EXERCISE DETAILS – Where a line holds the string "with", return that line.
BEGIN DATA FOR THIS EXERCISE
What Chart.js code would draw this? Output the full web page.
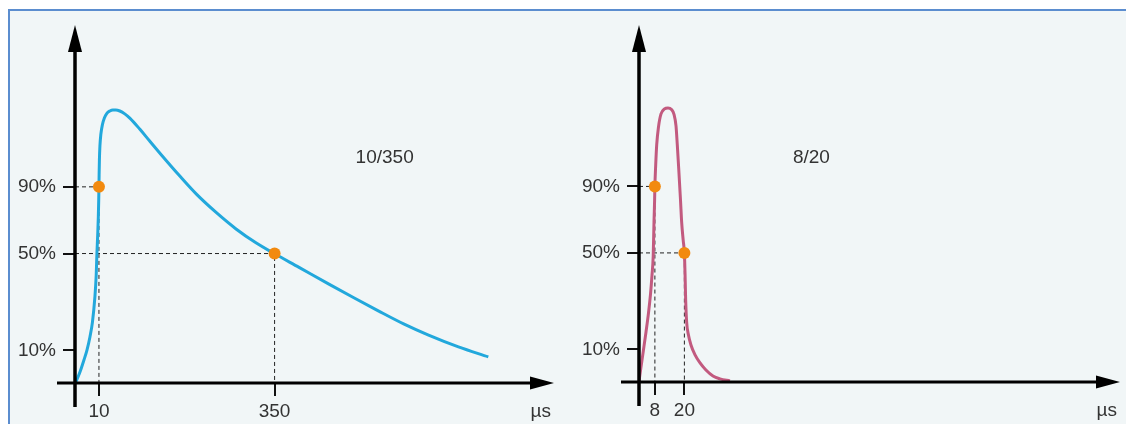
<!DOCTYPE html>
<html>
<head>
<meta charset="utf-8">
<script src="https://cdn.jsdelivr.net/npm/chart.js@4.4.1/dist/chart.umd.min.js"></script>
<style>
  html, body { margin: 0; padding: 0; background: #fff; }
  #wrap { position: relative; width: 1126px; height: 424px; overflow: hidden; }
  #panel {
    position: absolute; left: 8px; top: 9px; right: 0; bottom: 0;
    background: #f1f6f7;
    border-top: 2px solid #5b8dcf;
    border-left: 2px solid #5b8dcf;
  }
  canvas { position: absolute; top: 0; }
</style>
</head>
<body>
<div id="wrap">
  <div id="panel"></div>
  <canvas id="left" width="560" height="424" style="left:0"></canvas>
  <canvas id="right" width="566" height="424" style="left:560px"></canvas>
</div>
<script>
// schematic units (ticks are not evenly spaced there)
const yTickPos = [12.5, 49.5, 75];
const yTickLabels = ["10%", "50%", "90%"];

// 10/350 wave
const leftTickPos = [42, 350];
const leftTickLabels = ["10", "350"];
const leftT = [1.7, 8.7, 15.7, 21.0, 26.2, 30.6, 34.9, 37.2, 38.4, 39.8, 40.9, 41.6, 42.0, 42.3, 42.8, 43.7, 45.4, 48.0, 51.5, 55.9, 61.1, 66.4, 71.6, 78.6, 87.3, 96.1, 113.5, 131.0, 154.2, 183.4, 212.5, 247.5, 282.4, 317.3, 350, 392.9, 445.3, 489.0, 532.7, 576.3, 620.0, 672.4, 724.8];
const leftV = [0.4, 4.2, 8.8, 12.6, 17.6, 23.3, 32.9, 41.3, 49.3, 56.6, 63.5, 70.0, 75.0, 79.5, 85.3, 90.6, 95.2, 98.7, 101.3, 103.1, 104.0, 104.4, 104.4, 104.0, 102.9, 101.3, 97.1, 92.5, 86.5, 79.2, 72.3, 65.2, 58.9, 53.6, 49.4, 44.2, 37.8, 32.6, 27.5, 22.6, 18.3, 13.8, 10.0];
const leftMarkT = [42, 350];
const leftMarkV = [75, 49.5];

// 8/20 wave
const rightTickPos = [7, 20];
const rightTickLabels = ["8", "20"];
const rightT = [0, 0.88, 1.9, 3.09, 4.19, 5.07, 5.73, 6.26, 6.61, 6.88, 7.0, 7.36, 7.8, 8.59, 9.7, 11.24, 12.78, 14.32, 15.43, 16.31, 16.88, 17.54, 18.29, 18.8, 19.47, 20.0, 20.31, 20.57, 21.0, 21.8, 22.9, 24.7, 26.9, 29.5, 32.6, 35.7, 40.1];
const rightV = [0.2, 5.75, 11.9, 19.2, 26.5, 33.7, 41.0, 48.3, 61.3, 69.8, 75.0, 83.2, 90.9, 97.8, 102.8, 104.7, 105.1, 104.5, 102.6, 98.2, 90.9, 81.3, 69.8, 61.3, 54.4, 49.5, 41.0, 31.4, 23.0, 18.0, 14.2, 10.4, 7.3, 4.6, 2.3, 1.2, 0.4];
const rightMarkT = [7, 20];
const rightMarkV = [75, 49.5];

Chart.defaults.font.family = '"Liberation Sans", Arial, sans-serif';
Chart.defaults.font.size = 19;
Chart.defaults.color = "#333";

// axis lines with arrows, unit label and wave name
const arrowAxes = {
  id: "arrowAxes",
  afterDatasetsDraw(chart, args, opts) {
    const ctx = chart.ctx;
    const area = chart.chartArea;
    const x0 = chart.scales.x.getPixelForValue(0);
    const y0 = chart.scales.y.getPixelForValue(0);
    ctx.save();
    ctx.strokeStyle = "#000";
    ctx.fillStyle = "#000";
    ctx.lineWidth = 3.5;
    ctx.beginPath();
    ctx.moveTo(x0, y0 + 24);
    ctx.lineTo(x0, area.top - 4);
    ctx.stroke();
    ctx.lineWidth = 3;
    ctx.beginPath();
    ctx.moveTo(x0 - 18, y0);
    ctx.lineTo(area.right - 18, y0);
    ctx.stroke();
    // up arrow
    ctx.beginPath();
    ctx.moveTo(x0, area.top - 18);
    ctx.lineTo(x0 - 7, area.top + 9);
    ctx.lineTo(x0 + 7, area.top + 9);
    ctx.closePath();
    ctx.fill();
    // right arrow
    ctx.beginPath();
    ctx.moveTo(area.right, y0);
    ctx.lineTo(area.right - 24, y0 - 6.5);
    ctx.lineTo(area.right - 24, y0 + 6.5);
    ctx.closePath();
    ctx.fill();

    ctx.fillStyle = "#333";
    ctx.font = '19px "Liberation Sans", Arial, sans-serif';
    ctx.textBaseline = "middle";
    ctx.textAlign = "right";
    ctx.fillText("\u00b5s", area.right - 3, y0 + 29);
    ctx.textAlign = "center";
    ctx.fillText(opts.title, chart.scales.x.getPixelForValue(opts.titleAt[0]), chart.scales.y.getPixelForValue(opts.titleAt[1]));
    ctx.restore();
  }
};

function makeChart(id, cfg) {
  const dots = cfg.markT.map((t, i) => ({ x: t, y: cfg.markV[i] }));
  const guides = cfg.markT.map((t, i) => ({
    type: "line",
    data: [{ x: 0, y: cfg.markV[i] }, { x: t, y: cfg.markV[i] }, { x: t, y: 0 }],
    borderColor: "#222",
    borderWidth: 1,
    borderDash: [4, 3],
    pointRadius: 0,
    tension: 0
  }));

  return new Chart(document.getElementById(id), {
    type: "line",
    data: {
      datasets: [
        {
          type: "scatter",
          data: dots,
          pointRadius: 6,
          pointBackgroundColor: "#f28a0f",
          pointBorderWidth: 0
        },
        {
          data: cfg.t.map((t, i) => ({ x: t, y: cfg.v[i] })),
          borderColor: cfg.color,
          borderWidth: 3,
          pointRadius: 0,
          cubicInterpolationMode: "monotone",
          fill: false
        },
        ...guides
      ]
    },
    options: {
      responsive: false,
      animation: false,
      layout: { padding: { left: 0, top: 43, right: cfg.padRight, bottom: 0 } },
      plugins: {
        legend: { display: false },
        tooltip: { enabled: false },
        arrowAxes: { title: cfg.title, titleAt: cfg.titleAt }
      },
      scales: {
        x: {
          type: "linear",
          min: 0,
          max: cfg.xMax,
          afterBuildTicks: (s) => { s.ticks = cfg.tickPos.map((v) => ({ value: v })); },
          afterFit: (s) => { s.height = cfg.xHeight; },
          ticks: {
            autoSkip: false,
            maxRotation: 0,
            padding: 4,
            callback: (v, i) => cfg.tickLabels[i]
          },
          grid: { drawOnChartArea: false, tickLength: 13, color: "#111", lineWidth: 2 },
          border: { display: false }
        },
        y: {
          type: "linear",
          min: 0,
          max: 130,
          afterBuildTicks: (s) => { s.ticks = yTickPos.map((v) => ({ value: v })); },
          afterFit: (s) => { s.width = cfg.yWidth; },
          ticks: {
            autoSkip: false,
            padding: 7,
            callback: (v, i) => yTickLabels[i]
          },
          grid: { drawOnChartArea: false, tickLength: 12, color: "#111", lineWidth: 2 },
          border: { display: false }
        }
      }
    },
    plugins: [arrowAxes]
  });
}

makeChart("left", {
  t: leftT, v: leftV, markT: leftMarkT, markV: leftMarkV,
  tickPos: leftTickPos, tickLabels: leftTickLabels,
  color: "#22a8dc", xMax: 840, padRight: 4, yWidth: 75, xHeight: 41,
  title: "10/350", titleAt: [543, 86]
});

makeChart("right", {
  t: rightT, v: rightV, markT: rightMarkT, markV: rightMarkV,
  tickPos: rightTickPos, tickLabels: rightTickLabels,
  color: "#c25a7f", xMax: 212, padRight: 6, yWidth: 79, xHeight: 42,
  title: "8/20", titleAt: [76, 86]
});
</script>
</body>
</html>
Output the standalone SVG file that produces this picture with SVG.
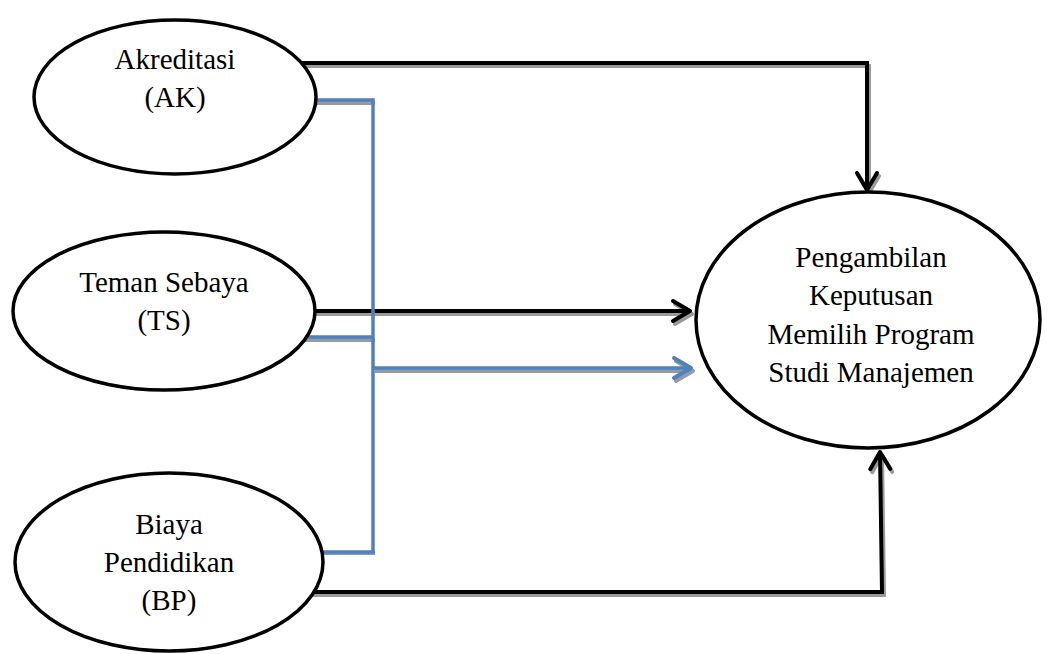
<svg xmlns="http://www.w3.org/2000/svg" width="1052" height="654" viewBox="0 0 1052 654">
  <style>
    .node { fill: #ffffff; stroke: #000000; stroke-width: 3.5; }
    .lbl { font-family: "Liberation Serif", "Times New Roman", serif; font-size: 29px; fill: #000000; text-anchor: middle; }
    .blk { fill: none; stroke: #000000; stroke-width: 4; stroke-linejoin: miter; }
    .blu { fill: none; stroke: #4F81BD; stroke-width: 3.5; stroke-linejoin: miter; }
    .shd { fill: none; stroke: #9a9a9a; stroke-width: 4; }
  </style>
  <defs>
    <marker id="arrBlack" markerUnits="userSpaceOnUse" viewBox="-22 -14 26 28" markerWidth="26" markerHeight="28" refX="0" refY="0" orient="auto">
      <path d="M-17,-10 L0,0 L-17,10" fill="none" stroke="#000000" stroke-width="4" stroke-linecap="round" stroke-linejoin="round"/>
    </marker>
    <marker id="arrBlue" markerUnits="userSpaceOnUse" viewBox="-22 -14 26 28" markerWidth="26" markerHeight="28" refX="0" refY="0" orient="auto">
      <path d="M-17,-10 L0,0 L-17,10" fill="none" stroke="#4F81BD" stroke-width="4" stroke-linecap="round" stroke-linejoin="round"/>
    </marker>
    <marker id="arrShadow" markerUnits="userSpaceOnUse" viewBox="-22 -14 26 28" markerWidth="26" markerHeight="28" refX="0" refY="0" orient="auto">
      <path d="M-17,-10 L0,0 L-17,10" fill="none" stroke="#9a9a9a" stroke-width="4" stroke-linecap="round" stroke-linejoin="round"/>
    </marker>
  </defs>
  <rect x="0" y="0" width="1052" height="654" fill="#ffffff"/>

  <g id="connectors">
    <g id="shadows" transform="translate(2,3)">
      <path class="shd" d="M300,63 L867,63 L867,190" marker-end="url(#arrShadow)"/>
      <path class="shd" d="M300,100 L373,100"/>
      <path class="shd" d="M300,337 L373,337"/>
      <path class="shd" d="M300,550 L373,550"/>
      <path class="shd" d="M373,368 L691,368" marker-end="url(#arrShadow)"/>
      <path class="shd" d="M300,311 L690,311" marker-end="url(#arrShadow)"/>
      <path class="shd" d="M300,592 L882,592 L880,452" marker-end="url(#arrShadow)"/>
    </g>
    <path id="e-ak" class="blk" d="M300,63 L867,63 L867,190" marker-end="url(#arrBlack)"/>
    <path id="e-ts" class="blk" d="M300,311 L690,311" marker-end="url(#arrBlack)"/>
    <path id="e-bp" class="blk" d="M300,592 L882,592 L880,452" marker-end="url(#arrBlack)"/>
    <path id="e-joint" class="blu" d="M300,100 L373,100 L373,552 L300,552 M300,337 L373,337 M373,368 L691,368" marker-end="url(#arrBlue)"/>
  </g>

  <g id="node-ak">
    <ellipse class="node" cx="175" cy="97" rx="141" ry="77"/>
    <text class="lbl" x="175" y="69">Akreditasi</text>
    <text class="lbl" x="175" y="107">(AK)</text>
  </g>
  <g id="node-ts">
    <ellipse class="node" cx="164" cy="311" rx="151" ry="79"/>
    <text class="lbl" x="164" y="292">Teman Sebaya</text>
    <text class="lbl" x="164" y="330">(TS)</text>
  </g>
  <g id="node-bp">
    <ellipse class="node" cx="169" cy="562" rx="154" ry="89"/>
    <text class="lbl" x="169" y="534">Biaya</text>
    <text class="lbl" x="169" y="572">Pendidikan</text>
    <text class="lbl" x="169" y="610">(BP)</text>
  </g>
  <g id="node-pk">
    <ellipse class="node" cx="868" cy="320" rx="172" ry="128"/>
    <text class="lbl" x="871" y="267">Pengambilan</text>
    <text class="lbl" x="871" y="305">Keputusan</text>
    <text class="lbl" x="871" y="344">Memilih Program</text>
    <text class="lbl" x="871" y="382">Studi Manajemen</text>
  </g>
</svg>
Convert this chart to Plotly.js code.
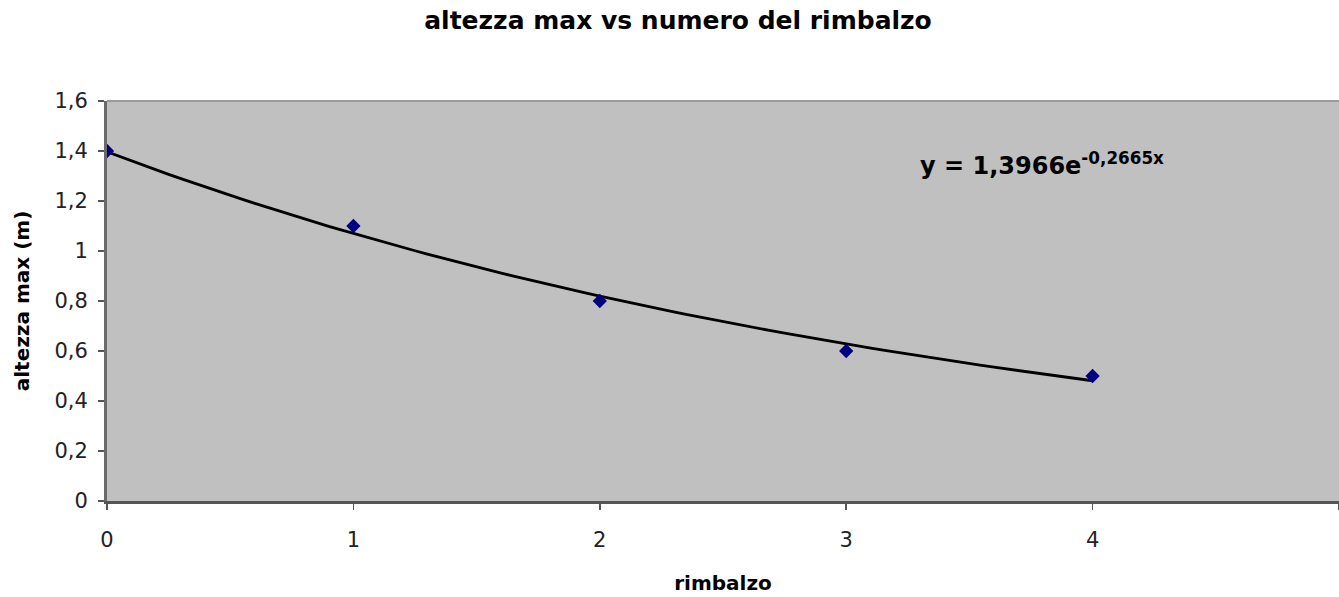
<!DOCTYPE html>
<html><head><meta charset="utf-8">
<script src="https://cdn.plot.ly/plotly-3.0.1.min.js"></script>
<style>html,body{margin:0;padding:0;background:#fff;}#chart{width:1339px;height:597px;}</style>
</head><body><div id="chart"></div>
<script>
// Data
const bounces = [0, 1, 2, 3, 4];
const heights = [1.4, 1.1, 0.8, 0.6, 0.5];
// Exponential trendline coefficients as printed on the chart
const trendA = 1.3966;
const trendB = -0.2665;
const trendLabel = "y = 1,3966e<sup>-0,2665x</sup>";
const xTickVals = [0, 1, 2, 3, 4, 5];

const tx = [], ty = [];
for (let i = 0; i <= 80; i++) { const x = 4 * i / 80; tx.push(x); ty.push(trendA * Math.exp(trendB * x)); }

const font = "DejaVu Sans, Verdana, sans-serif";
const data = [
  {x: tx, y: ty, mode: 'lines', line: {color: '#000000', width: 2.8}, hoverinfo: 'skip', showlegend: false},
  {x: bounces, y: heights, mode: 'markers', marker: {symbol: 'diamond', size: 11, color: '#000080'}, showlegend: false}
];
const layout = {
  width: 1339, height: 597,
  margin: {l: 107, r: 0, t: 101, b: 96},
  paper_bgcolor: '#ffffff', plot_bgcolor: '#c0c0c0',
  separators: ',.',
  font: {family: font, color: '#000'},
  title: {text: '<b>altezza max vs numero del rimbalzo</b>', font: {size: 25, family: font, color: '#000'},
          x: 678/1339, xanchor: 'center', y: 1 - 20/597, yanchor: 'middle', xref: 'container', yref: 'container'},
  xaxis: {range: [0, 5], tickvals: xTickVals, ticks: 'outside', ticklen: 6, tickcolor: '#555', tickwidth: 1.5,
          showline: true, linecolor: '#555', linewidth: 2.5, showgrid: false, zeroline: false,
          tickfont: {size: 21, family: font, color: '#222'}, ticklabelstandoff: 12,
          title: {text: '<b>rimbalzo</b>', font: {size: 20, family: font}, standoff: 26}},
  yaxis: {range: [0, 1.6], dtick: 0.2, tick0: 0, ticks: 'outside', ticklen: 6, tickcolor: '#555', tickwidth: 1.5,
          showline: true, linecolor: '#6a6a6a', linewidth: 3, showgrid: false, zeroline: false,
          tickfont: {size: 21, family: font, color: '#222'}, ticklabelstandoff: 6,
          title: {text: '<b>altezza max (m)</b>', font: {size: 20, family: font}, standoff: 20}},
  shapes: [{type: 'line', xref: 'paper', yref: 'paper', x0: 0, x1: 1, y0: 1, y1: 1, line: {color: '#9a9a9a', width: 2}}],
  annotations: [{text: '<b>' + trendLabel + '</b>', x: 3.29, y: 1.35, xref: 'x', yref: 'y', xanchor: 'left', yanchor: 'middle',
                 showarrow: false, font: {size: 24, family: font, color: '#000'}}]
};
Plotly.newPlot('chart', data, layout, {displayModeBar: false, staticPlot: true});
</script></body></html>
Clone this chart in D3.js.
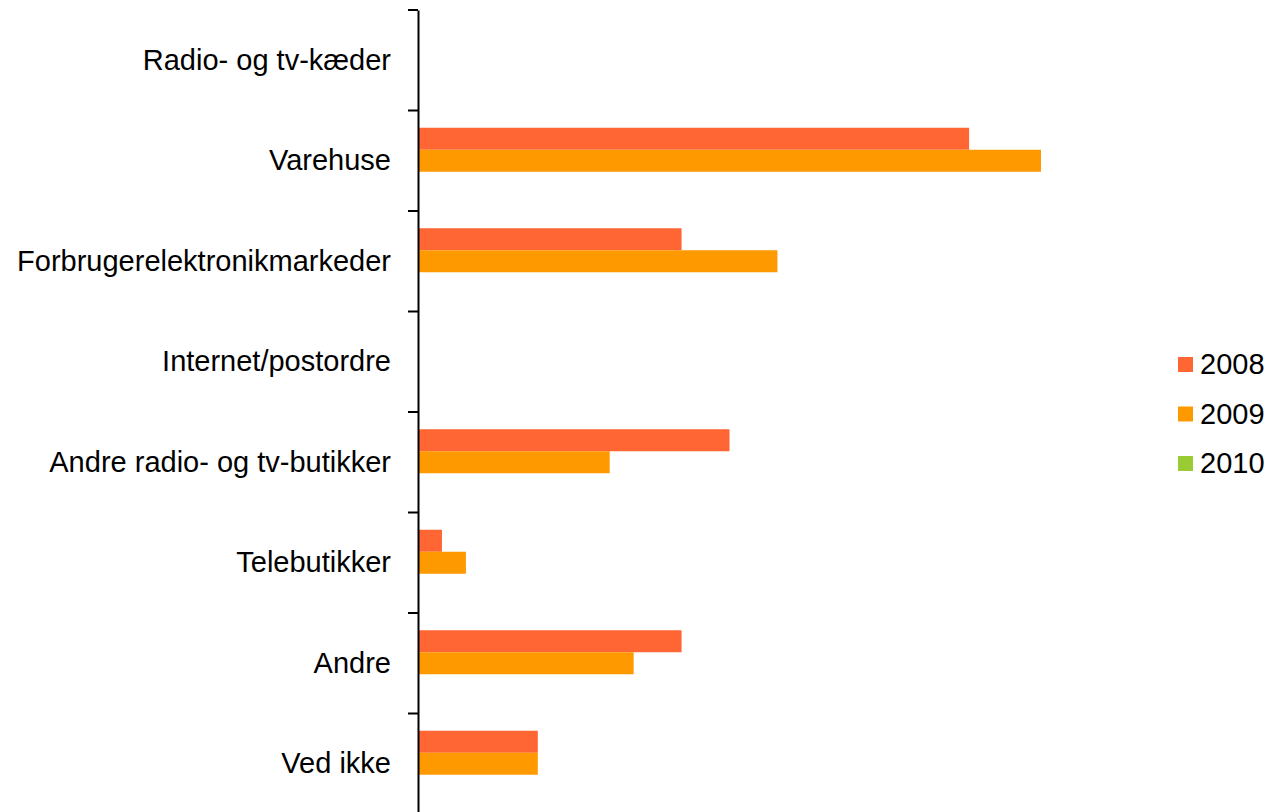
END DATA FOR THIS EXERCISE
ANSWER –
// axis lines with arrows, unit label and wave name
Output the standalone SVG file that produces this picture with SVG.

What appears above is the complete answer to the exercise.